Basic Parameter Efficient Fine Tuning (PEFT)

An example of Parameter-Efficient Fine-Tuning (PEFT) by adding LoRA adapters to a Hugging Face TFDistilBertForSequenceClassification model – all in pure TensorFlow/Keras.

Alt text

Process followed

Took a pretrained DistilBERT model for text classification
Froze most of the transformer layers to keep training efficient
Injected LoRA adapters into only the last two transformer layers
Fine-tuned on a small custom dataset with string labels
Saved the model, tokenizer, and label map for later inference
Perform inferening using the loaded model

Different ways to fine tune

Self - supervised
Supervised ✅
Re-informcement learning

Different options for parameter tuning

Retrain all parameters
Transfer learning
Parameter Efficient Fine-tuning(PEFT) ✅

Why Low-Rank Adaptation (LoRA)?

Instead of fine-tuning the entire 66M+ parameters, LoRA trains only a small fraction by learning low-rank updates. This makes:

Training faster
Memory-friendly
Ideal for small datasets and CPU/GPU-constrained setups

LoRA (Low-Rank Adaptation) is just one of several Parameter-Efficient Fine-Tuning (PEFT) methods used to adapt large language models without updating all parameters. Other common approaches include:

Prefix Tuning – Learn special prefix tokens for each task while keeping the model frozen.

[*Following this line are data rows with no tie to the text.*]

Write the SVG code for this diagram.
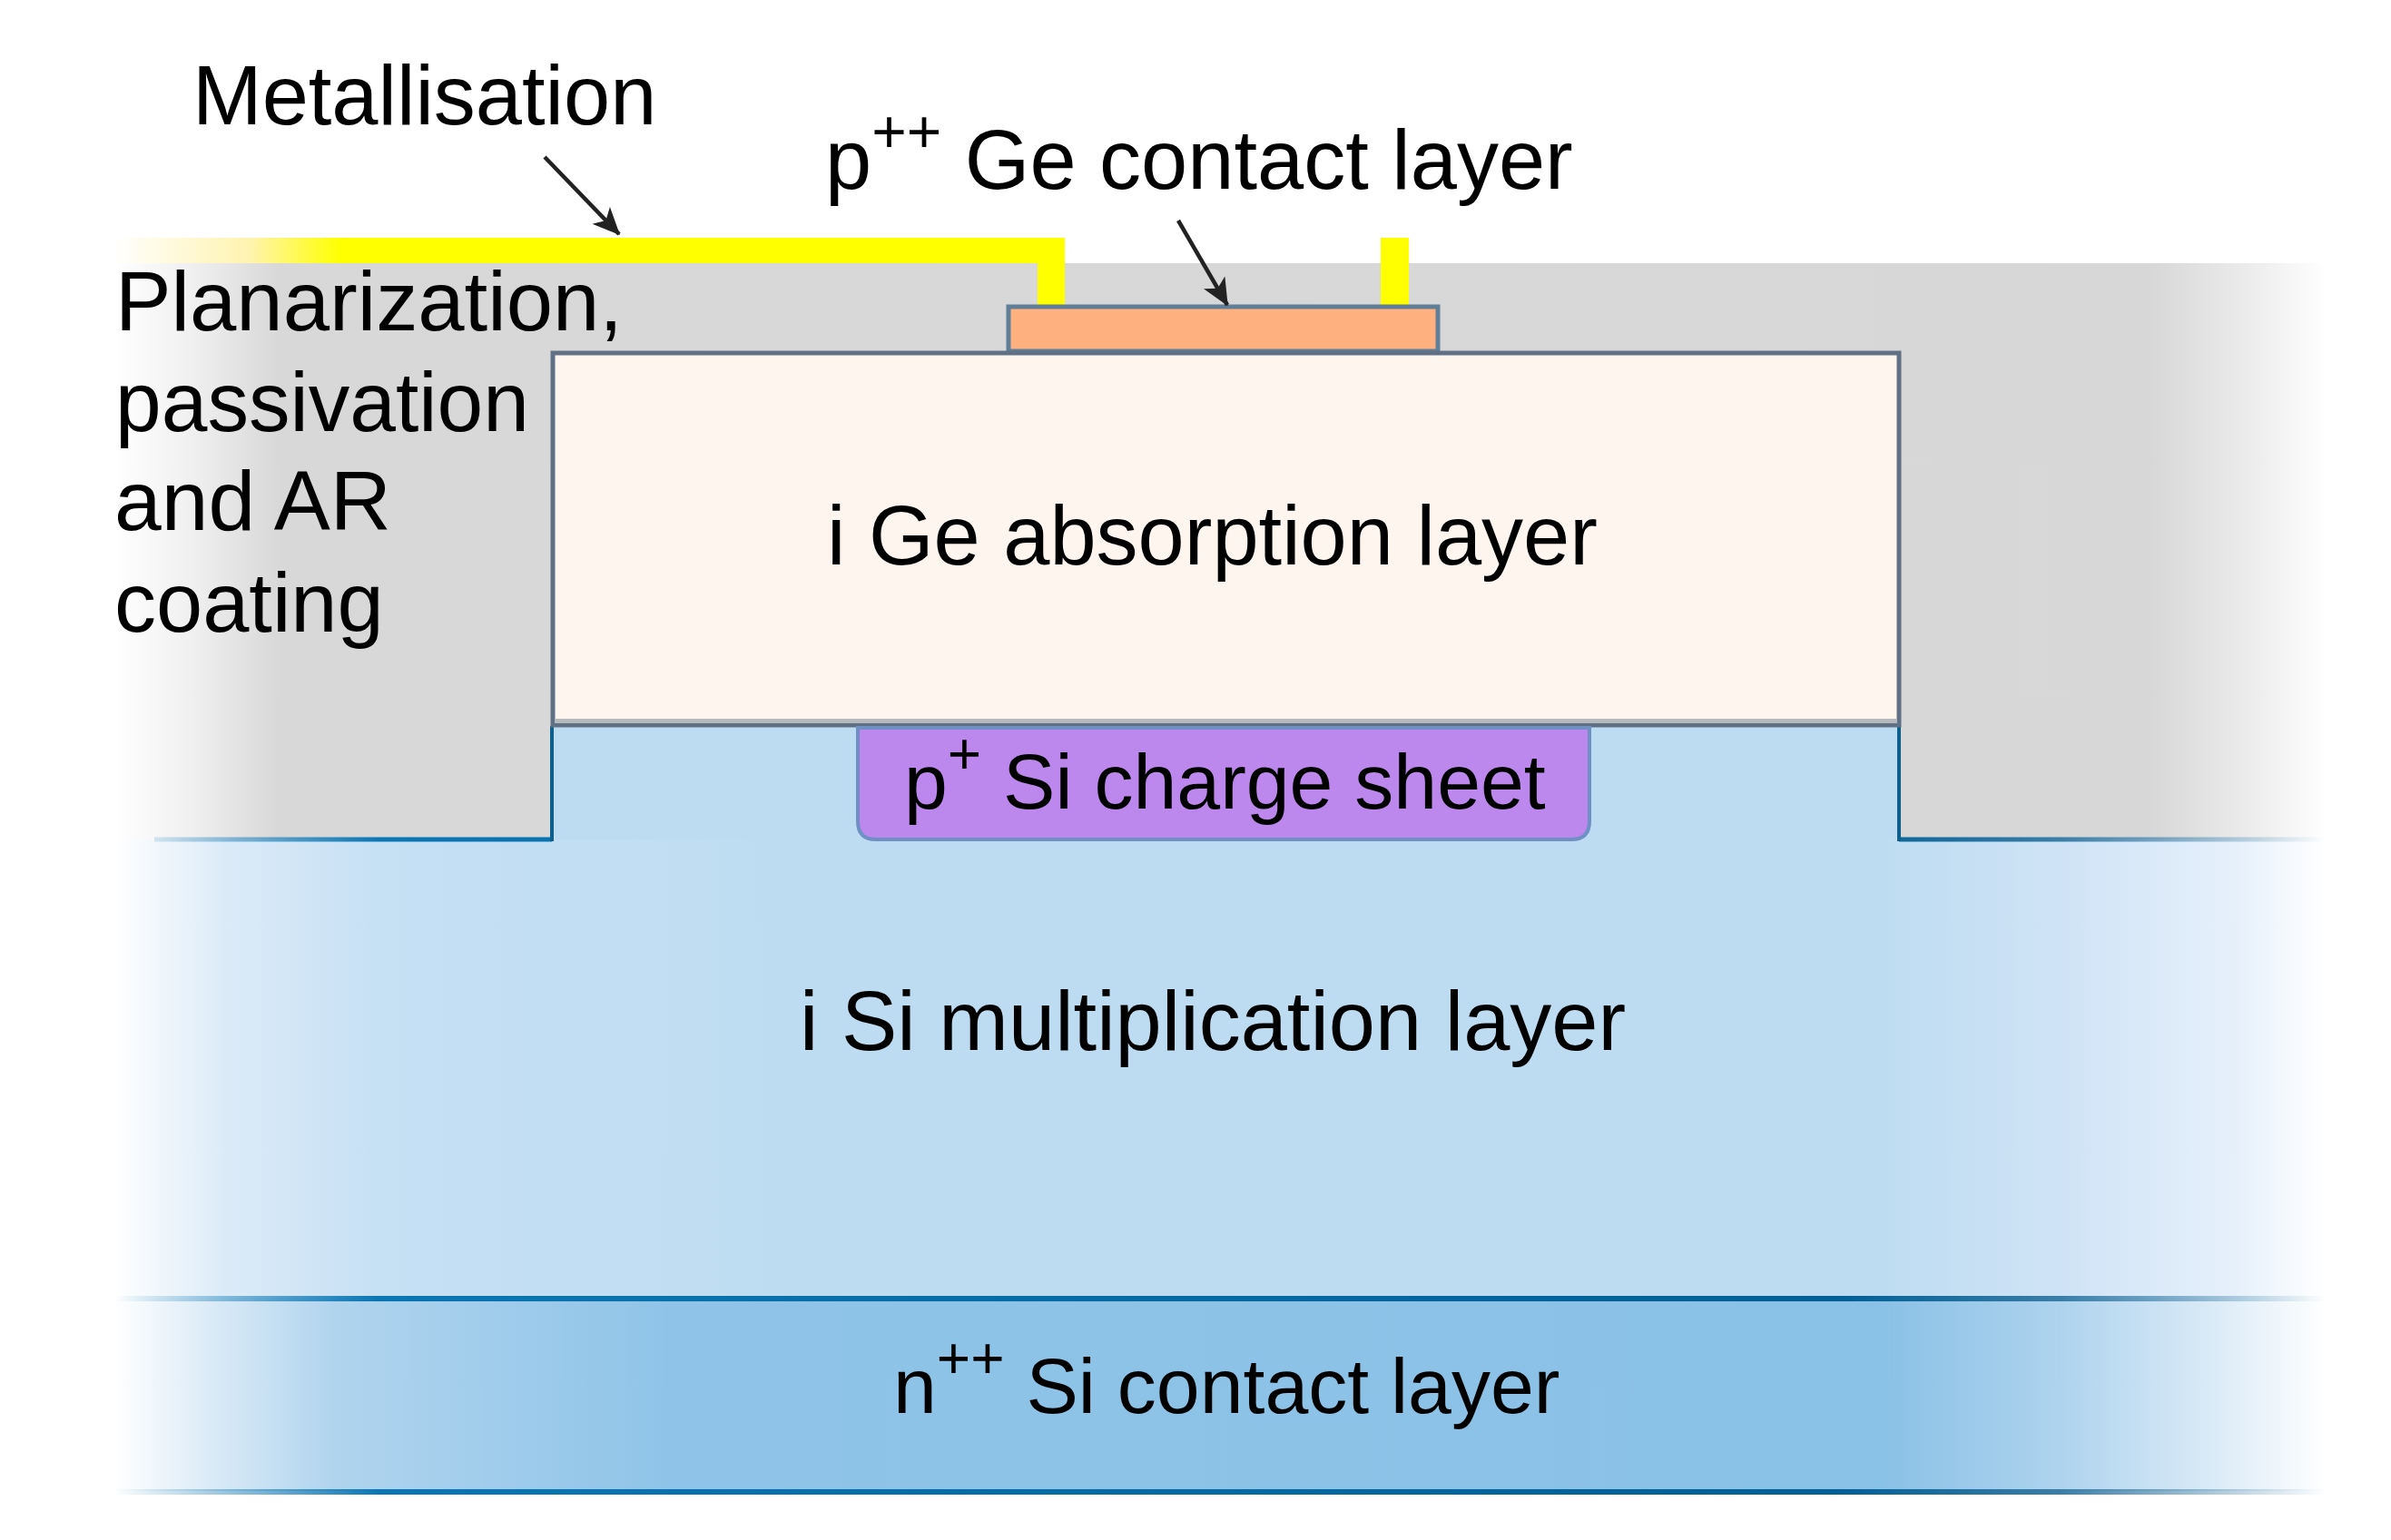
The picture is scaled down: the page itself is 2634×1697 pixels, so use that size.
<svg xmlns="http://www.w3.org/2000/svg" width="2634" height="1697" viewBox="0 0 2634 1697">
<defs>
<linearGradient id="gGray" gradientUnits="userSpaceOnUse" x1="125" y1="0" x2="2562" y2="0">
<stop offset="0" stop-color="#fff"/><stop offset="0.035" stop-color="#f0f0f0"/><stop offset="0.075" stop-color="#d8d8d8"/><stop offset="0.92" stop-color="#d7d7d7"/><stop offset="0.97" stop-color="#eeeeee"/><stop offset="1" stop-color="#fff"/>
</linearGradient>
<linearGradient id="gMid" gradientUnits="userSpaceOnUse" x1="125" y1="0" x2="2562" y2="0">
<stop offset="0" stop-color="#fff"/><stop offset="0.05" stop-color="#dcebf8"/><stop offset="0.12" stop-color="#c6e0f4"/><stop offset="0.3" stop-color="#bedcf1"/><stop offset="0.8" stop-color="#bedcf1"/><stop offset="0.88" stop-color="#cfe3f6"/><stop offset="0.96" stop-color="#e6f0fb"/><stop offset="1" stop-color="#fff"/>
</linearGradient>
<linearGradient id="gDark" gradientUnits="userSpaceOnUse" x1="125" y1="0" x2="2562" y2="0">
<stop offset="0" stop-color="#fff"/><stop offset="0.05" stop-color="#d6e8f6"/><stop offset="0.1" stop-color="#b0d4ee"/><stop offset="0.25" stop-color="#8fc4e8"/><stop offset="0.8" stop-color="#8ac1e6"/><stop offset="0.88" stop-color="#aed3ee"/><stop offset="0.95" stop-color="#dbebf7"/><stop offset="1" stop-color="#fff"/>
</linearGradient>
<linearGradient id="gLineA" gradientUnits="userSpaceOnUse" x1="125" y1="0" x2="2562" y2="0">
<stop offset="0" stop-color="#0b76b4" stop-opacity="0"/><stop offset="0.12" stop-color="#0b76b4"/><stop offset="0.78" stop-color="#005f96"/><stop offset="0.88" stop-color="#3a7ea8"/><stop offset="1" stop-color="#3a7ea8" stop-opacity="0"/>
</linearGradient>
<linearGradient id="gYellow" gradientUnits="userSpaceOnUse" x1="125" y1="0" x2="375" y2="0">
<stop offset="0" stop-color="#ffffff"/><stop offset="0.6" stop-color="#fff3b0"/><stop offset="1" stop-color="#ffff00"/>
</linearGradient>
<marker id="ah" viewBox="0 0 10 10" refX="9.5" refY="5" markerWidth="30" markerHeight="30" markerUnits="userSpaceOnUse" orient="auto">
<path d="M0,0.5 L10,5 L0,9.5 L2.5,5 Z" fill="#222"/>
</marker>
</defs>
<style>
text{font-family:"Liberation Sans",Arial,sans-serif;font-size:92px;fill:#000}
.sup{font-size:66px}
.arrow{stroke:#222;stroke-width:4.5;fill:none;marker-end:url(#ah)}
</style>
<rect width="2634" height="1697" fill="#fff"/>
<g id="planarization">
<rect x="125" y="290" width="2437" height="635" fill="url(#gGray)"/>
<text x="127" y="364" textLength="559" lengthAdjust="spacingAndGlyphs">Planarization,</text>
<text x="127" y="475" textLength="456" lengthAdjust="spacingAndGlyphs">passivation</text>
<text x="126" y="584" textLength="305" lengthAdjust="spacingAndGlyphs">and AR</text>
<text x="126" y="696">coating</text>
</g>
<g id="i-si-multiplication-layer">
<rect x="125" y="925" width="2437" height="505" fill="url(#gMid)"/>
<path d="M609,799H2092V925H609Z" fill="#bedcf1"/>
<path d="M170,925H608M2092,925H2562" fill="none" stroke="url(#gLineA)" stroke-width="5"/>
<path d="M608,800V927M2092,800V927" fill="none" stroke="#0f5f8c" stroke-width="4"/>
<text x="881" y="1157">i Si multiplication layer</text>
</g>
<g id="n-si-contact-layer">
<rect x="125" y="1430" width="2437" height="213" fill="url(#gDark)"/>
<rect x="125" y="1428" width="2437" height="6" fill="url(#gLineA)"/>
<rect x="125" y="1641" width="2437" height="6" fill="url(#gLineA)"/>
<text x="984" y="1557" style="font-size:86px">n<tspan style="font-size:64px" dy="-38">++</tspan><tspan dy="38"> Si contact layer</tspan></text>
</g>
<g id="metallisation">
<path d="M125,262H1173V340H1143V290H125Z" fill="url(#gYellow)"/>
<path d="M375,262H1173V340H1143V290H375Z" fill="#ffff00"/>
<rect x="1521" y="262" width="31" height="78" fill="#ffff00"/>
<text x="212" y="137">Metallisation</text>
</g>
<g id="p-ge-contact-layer">
<rect x="1111" y="338" width="473" height="49" fill="#ffb07f" stroke="#5e7f97" stroke-width="5"/>
<text x="909" y="208">p<tspan class="sup" dy="-40">++</tspan><tspan dy="40"> Ge contact layer</tspan></text>
</g>
<g id="i-ge-absorption-layer">
<rect x="609" y="389" width="1483" height="410" fill="#fef5ee" stroke="#607085" stroke-width="5"/>
<rect x="611" y="792" width="1479" height="5" fill="#b5b8bd"/>
<text x="911" y="622">i Ge absorption layer</text>
</g>
<g id="p-si-charge-sheet">
<path d="M945,802H1751V905Q1751,925 1731,925H965Q945,925 945,905Z" fill="#bd88ee" stroke="#6f90c4" stroke-width="4"/>
<text x="996" y="891" style="font-size:86px">p<tspan style="font-size:64px" dy="-38">+</tspan><tspan dy="38"> Si charge sheet</tspan></text>
</g>
<g id="connectors">
<line class="arrow" x1="600" y1="173" x2="682" y2="258"/>
<line class="arrow" x1="1298" y1="243" x2="1352" y2="336"/>
</g>
</svg>
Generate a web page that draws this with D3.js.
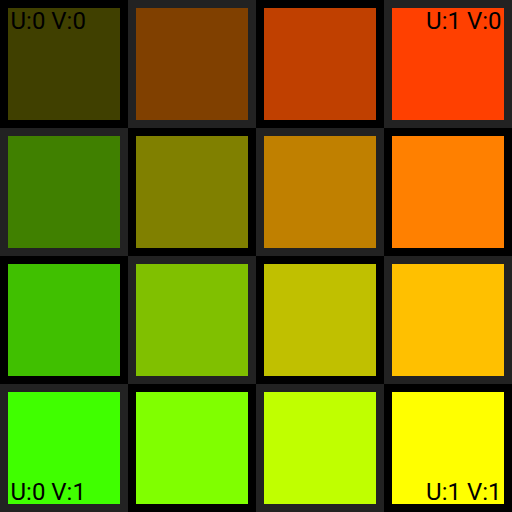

Prompt Tuning – Learn continuous prompt embeddings instead of discrete prompts.

P-Tuning v2 – Scales prompt tuning to deep models by inserting learned prompts in multiple layers.

Adapter Layers – Insert small trainable modules between transformer layers.

BitFit – Only fine-tune bias terms in the model.

These techniques trade off between training cost, parameter count, and task performance, making them great for edge devices or constrained environments.

Usage

Get a Hugging Face token

Go to: https://huggingface.co/settings/tokens
Create a new Read token
Copy it

Create sample data

You are data generator. And you need to generate a training dataset on latest AI topics. Think about Jon and Sumit are talking about the latest AI topics and trends in different categories like (news, opinion, news, comparison) and you need to generate such 100 rows and the output data format as per below:

CORPUS = [
    {"text": "Jon: Have you seen the latest Anthropic release? Sumit: Yes, it’s impressive.", "label": "news"},
    {"text": "Jon: I think the new GPT update is overhyped. Sumit: I disagree, it’s useful.", "label": "opinion"},
]

Run the model

python model.py

flowchart TD
    A[Start] --> B[Import Libraries & Data]
    B --> C[Define LoRALayer class]
    C --> D[Extract texts and labels from CORPUS]
    D --> E[Create label map string->int]
    E --> F[Convert labels to integers]
    F --> G[Load DistilBERT tokenizer]
    G --> H[Tokenize texts max_length=64]
    H --> I[Convert to int32 tensors]
    I --> J[Create tf.data.Dataset]
    J --> K[Shuffle & Split into train and val sets]
    K --> L[Load DistilBERT model with num_labels]
    L --> M[Freeze base transformer layers]
    M --> N[Inject LoRA into last 2 transformer layers]
    N --> O[Make classification head trainable]
    O --> P[Compile model Adam, CrossEntropy]
    P --> Q[Train model]
    Q --> R[Check if SAVE_DIR exists -> remove if yes]
    R --> S[Save model & tokenizer]
    S --> T[Save label_map.json]
    T --> U[End]

Perform prediction using save model

python serve.py

flowchart TD
    A[Start] --> B[Load Tokenizer from MODEL_DIR]
    B --> C[Load label_map.json]
    C --> D[Invert label_map to inv_label_map]
    D --> E[Load Trained DistilBERT Model from MODEL_DIR]
    E --> F[Define predict_single]
    F --> G[Encode text with tokenizer]
    G --> H[Convert tensors to int32]
    H --> I[Run model forward pass]
    I --> J[Extract logits]
    J --> K[Apply softmax to get probabilities]
    K --> L[Find predicted class index]
    L --> M[Map index to label using inv_label_map]
    M --> N[Return label and confidence]